Following Carrai, Paul Mauritz, Managing Partner at AppSolve, segued from strategy to methodology, and stressed how important it is for technology-based businesses to implement logical product development processes. Even if your strategy is flawless, you’ve got to execute.

Proper methodologies force you to do your homework, helping to make sure that you understand your market and can explain it to others. In a presentation rich with many practical suggestions, one of Mauritz’s tips was to always write your plans (and do write plans) as if you don’t know who will be doing the development. They should be self explanatory to anyone or you haven’t done your part.

Good product management processes also help support good communication, a critical success factor, yet often the first thing that breaks down on a team. Good processes help unite what are often disparate entities within an organization: product management, engineering, marketing and sales. What’s more, a thorough methodology will build in the essential communication channels that bring customers and the market into your decision-making, closing the loop with product strategy.

For example, Mauritz returned often to an trap that often captures tech companies: Are you building what customers want or what they need?

“Look at me. I really want a Ferrari, but I don't drive a Ferrari. Most of the time I drive a minivan because that is what we need. I don't want to drive one, but it’s really easy to get me talking about that Ferrari that I don't need.”

From a different perspective, Carrai made the same point with an example from the technology sector. Why is it, he wondered, that the established players in the document management sector were never able to make significant inroads in the new Web management market, even though the technology is very much related. Two reasons. First, the people are different, but, also, they had a few highly specific needs, such as the need to interface with certain Web development tools. While the solutions were extremely similar, the difference in needs was just enough to create an entirely new market, regardless of all the added “wants” the one side could supply.

Since people buy what they need, not what they want, you’d better get it right, which takes good salesmanship (at the front end of the development process as well as the back) and a discerning ear. One way to find out the real difference between a need and a want, at least in the business market, is to find out how the customer gets paid. If his bonus is based on a certain factor, such as cost containment or increased revenue, you can be fairly certain that it’s a need for him, not a want.

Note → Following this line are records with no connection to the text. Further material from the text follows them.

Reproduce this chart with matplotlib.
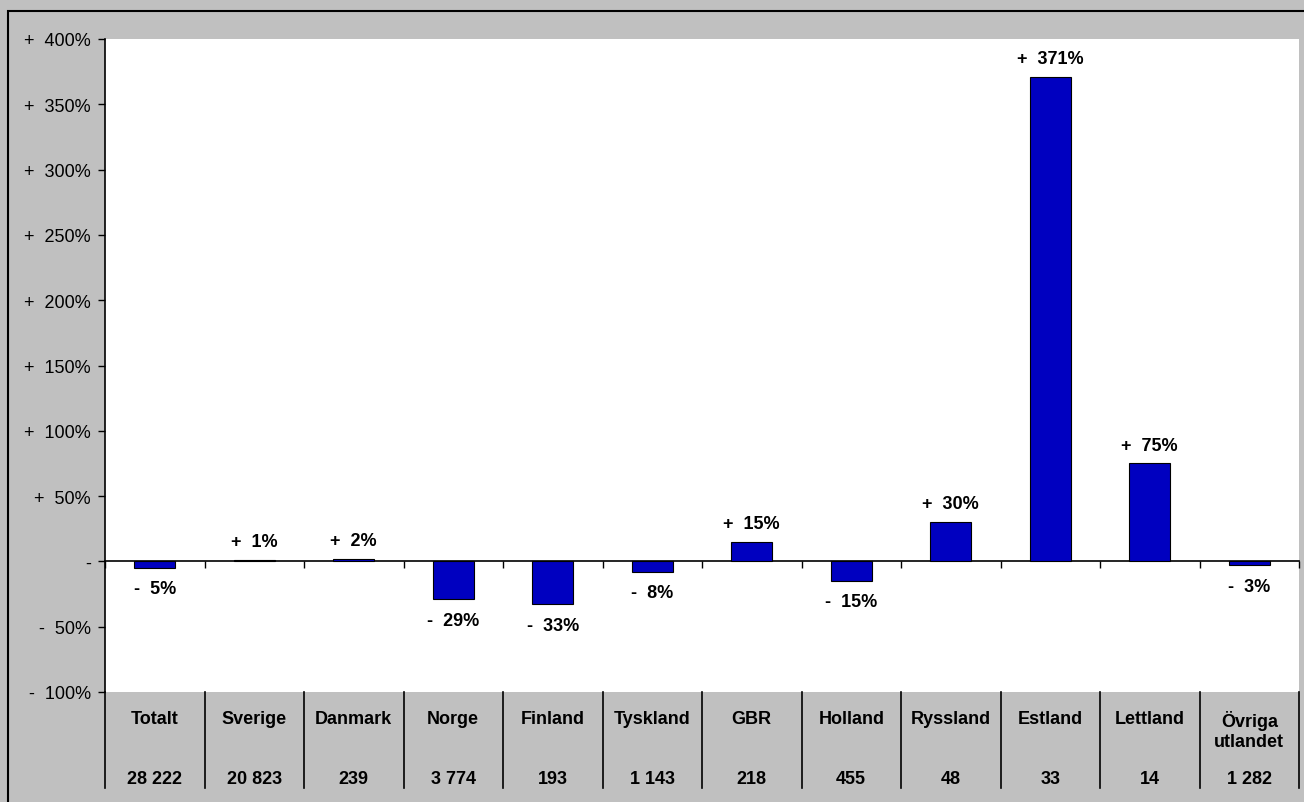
import matplotlib
matplotlib.use("Agg")
import matplotlib.pyplot as plt
from matplotlib.patches import Rectangle

# data
countries = ["Totalt", "Sverige", "Danmark", "Norge", "Finland", "Tyskland",
             "GBR", "Holland", "Ryssland", "Estland", "Lettland", "Övriga\nutlandet"]
change_pct = [-5, 1, 2, -29, -33, -8, 15, -15, 30, 371, 75, -3]
counts = ["28 222", "20 823", "239", "3 774", "193", "1 143",
          "218", "455", "48", "33", "14", "1 282"]
yticks = [-100, -50, 0, 50, 100, 150, 200, 250, 300, 350, 400]

W, H = 1304, 803
plt.rcParams["font.family"] = ["Liberation Sans", "DejaVu Sans"]
FS = 13

fig = plt.figure(figsize=(W / 100, H / 100), dpi=100, facecolor="#C0C0C0")
# plot area in pixels: x 105..1299, y 40..693
ax = fig.add_axes([105 / W, (H - 693) / H, 1194 / W, 653 / H])
ax.set_facecolor("white")

x = list(range(len(countries)))
ax.bar(x, change_pct, width=0.41, color="#0000C0", edgecolor="black", linewidth=0.8, zorder=3)

ax.set_xlim(-0.5, len(countries) - 0.5)
ax.set_ylim(-100, 400)


def fmt(v):
    if v == 0:
        return "-"
    return ("+  " if v > 0 else "-  ") + f"{abs(v)}%"


ax.set_yticks(yticks)
ax.set_yticklabels([fmt(v) for v in yticks], fontsize=FS)
ax.tick_params(axis="y", direction="out", length=5, width=1, pad=5)

# x axis sits on the zero line, ticks at category borders
ax.spines["bottom"].set_position(("data", 0))
ax.spines["bottom"].set_linewidth(1.2)
ax.set_xticks([i - 0.5 for i in range(len(countries) + 1)])
ax.set_xticklabels([])
ax.tick_params(axis="x", direction="out", length=5, width=1)
ax.spines["top"].set_visible(False)
ax.spines["right"].set_visible(False)
ax.spines["left"].set_linewidth(1.2)

for xi, v in zip(x, change_pct):
    if v >= 0:
        ax.annotate(fmt(v), (xi, v), xytext=(0, 10), textcoords="offset points",
                    ha="center", va="baseline", fontsize=FS, fontweight="bold")
    else:
        ax.annotate(fmt(v), (xi, v), xytext=(0, -9), textcoords="offset points",
                    ha="center", va="top", fontsize=FS, fontweight="bold")

# table under the plot
trans = ax.get_xaxis_transform()
for xi, name, n in zip(x, countries, counts):
    ax.text(xi, -0.0276, name, transform=trans, ha="center", va="top",
            fontsize=FS, fontweight="bold", linespacing=1.25)
    ax.text(xi, -0.1394, n, transform=trans, ha="center", va="baseline",
            fontsize=FS, fontweight="bold")
for b in range(len(countries) + 1):
    ax.plot([b - 0.5, b - 0.5], [0, -0.147], transform=trans, color="black",
            lw=1.2, clip_on=False)

# outer frame (only top and left edges fall inside the picture)
fig.add_artist(Rectangle((8 / W, -0.1), 2, (H - 12) / H + 0.1, transform=fig.transFigure,
                         fill=False, edgecolor="black", linewidth=1.5))

fig.savefig("out.png", dpi=100, facecolor=fig.get_facecolor())
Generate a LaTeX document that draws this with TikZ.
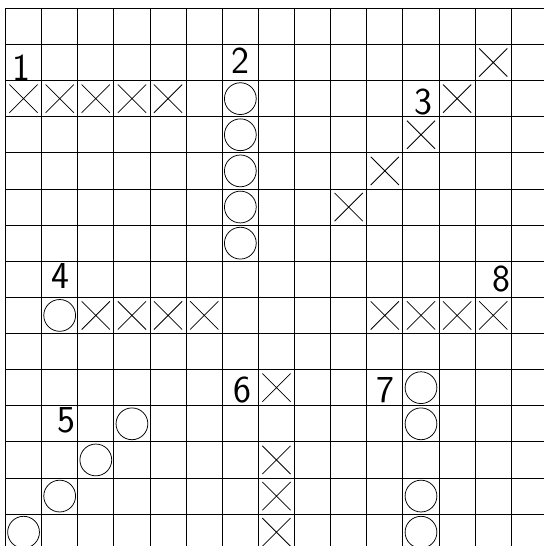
\documentclass[tikz,border=0pt]{standalone}
\usepackage{fontspec}
\usetikzlibrary{shapes.misc}
\tikzset{
  gridline/.style={line width=0.7pt, black},
  xmark/.style={draw, cross out, minimum size=0.76cm, inner sep=0pt, line width=0.6pt},
  omark/.style={draw, circle, minimum size=0.88cm, inner sep=0pt, line width=0.6pt},
  num/.style={anchor=base, inner sep=0pt, font=\sffamily\fontsize{30}{32}\selectfont},
}
\begin{document}
\begin{tikzpicture}
  \useasboundingbox (-0.152,0.23) rectangle (14.905,-14.882);
  \clip (-0.152,0.23) rectangle (14.905,-14.882);
  \fill[white] (-0.152,0.23) rectangle (14.905,-14.882);
  % grid
  \draw[gridline] (0,-14.882) grid[step=1] (14.905,0);
  \draw[gridline] (0,0) -- (14.905,0);
  % crosses
  \foreach \c/\r [count=\i] in {13/1, 0/2,1/2,2/2,3/2,4/2, 12/2, 11/3, 10/4, 9/5,
      2/8,3/8,4/8,5/8, 10/8,11/8,12/8,13/8, 7/10, 7/12,7/13,7/14}
    \node[xmark] (x\i) at (\c+0.5,-\r-0.5) {};
  % circles
  \foreach \c/\r [count=\i] in {6/2,6/3,6/4,6/5,6/6, 1/8, 11/10,11/11, 3/11, 2/12,
      1/13,11/13, 0/14,11/14}
    \node[omark] (o\i) at (\c+0.5,-\r-0.5) {};
  % numbers
  \node[num] (n1) at (0.45,-1.985) {1};
  \node[num] (n2) at (6.49,-1.80) {2};
  \node[num] (n3) at (11.57,-2.95) {3};
  \node[num] (n4) at (1.51,-7.75) {4};
  \node[num] (n5) at (1.69,-11.75) {5};
  \node[num] (n6) at (6.57,-10.90) {6};
  \node[num] (n7) at (10.52,-10.90) {7};
  \node[num] (n8) at (13.73,-7.85) {8};
\end{tikzpicture}
\end{document}
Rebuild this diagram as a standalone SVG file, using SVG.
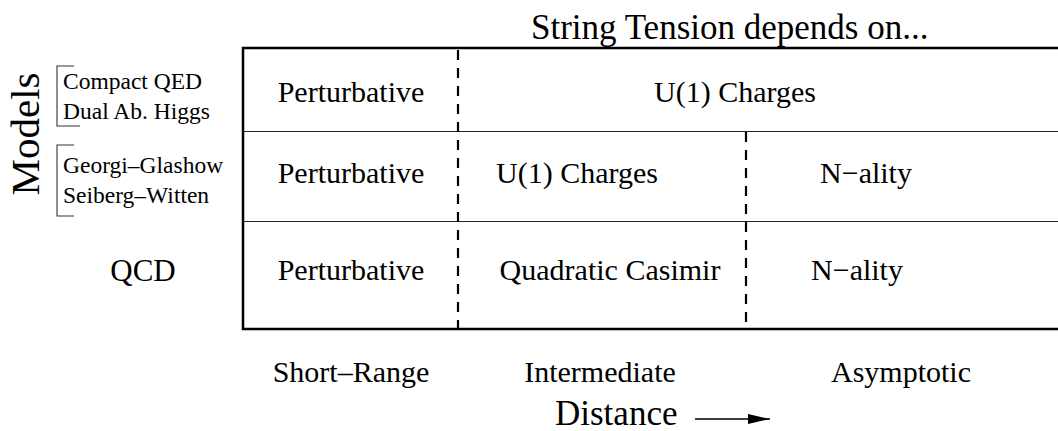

Mauritz stepped through the elements of the product management lifecycle (See Figure 1), explaining key elements and decision points at each stage. For example, when discussing the market analysis phase, he urged the audience to remember the difference between an available market and an addressable one. The addressable market is the one you can actually reach. It doesn’t matter how big an available market is if you’re prevented from making inroads.

  Critical Path to Success


According to Mauritz, there is no single system or template that will work for all organizations all of the time, but there are four keys to any effective product management process: 1) define inputs at each phase of the lifecycle; 2) define outputs which feed the next phase; 3) define the effort needed to produce the required outputs; and 4) have go/no-go decisions points at every phase. Combined with process enablers including project management, competitive intelligence, the right organization, quality assurance, and communication, entrepreneurs will have a considerably better chance of beating the odds on creating a successful product.

According to Carrai, “Especially in technology companies, product management is really business management--understanding what it is you're offering, who you're selling to, and how to construct your organization. It is the harmony between what your organization is and what you're delivering.”

That’s not a point to be lost on entrepreneurs. As he suggests, “If we think about product management from a global standpoint, in the technology-oriented company, the best product manager is often your CEO. That’s because it's not only what you're delivering to the market, it's how you think about your business.”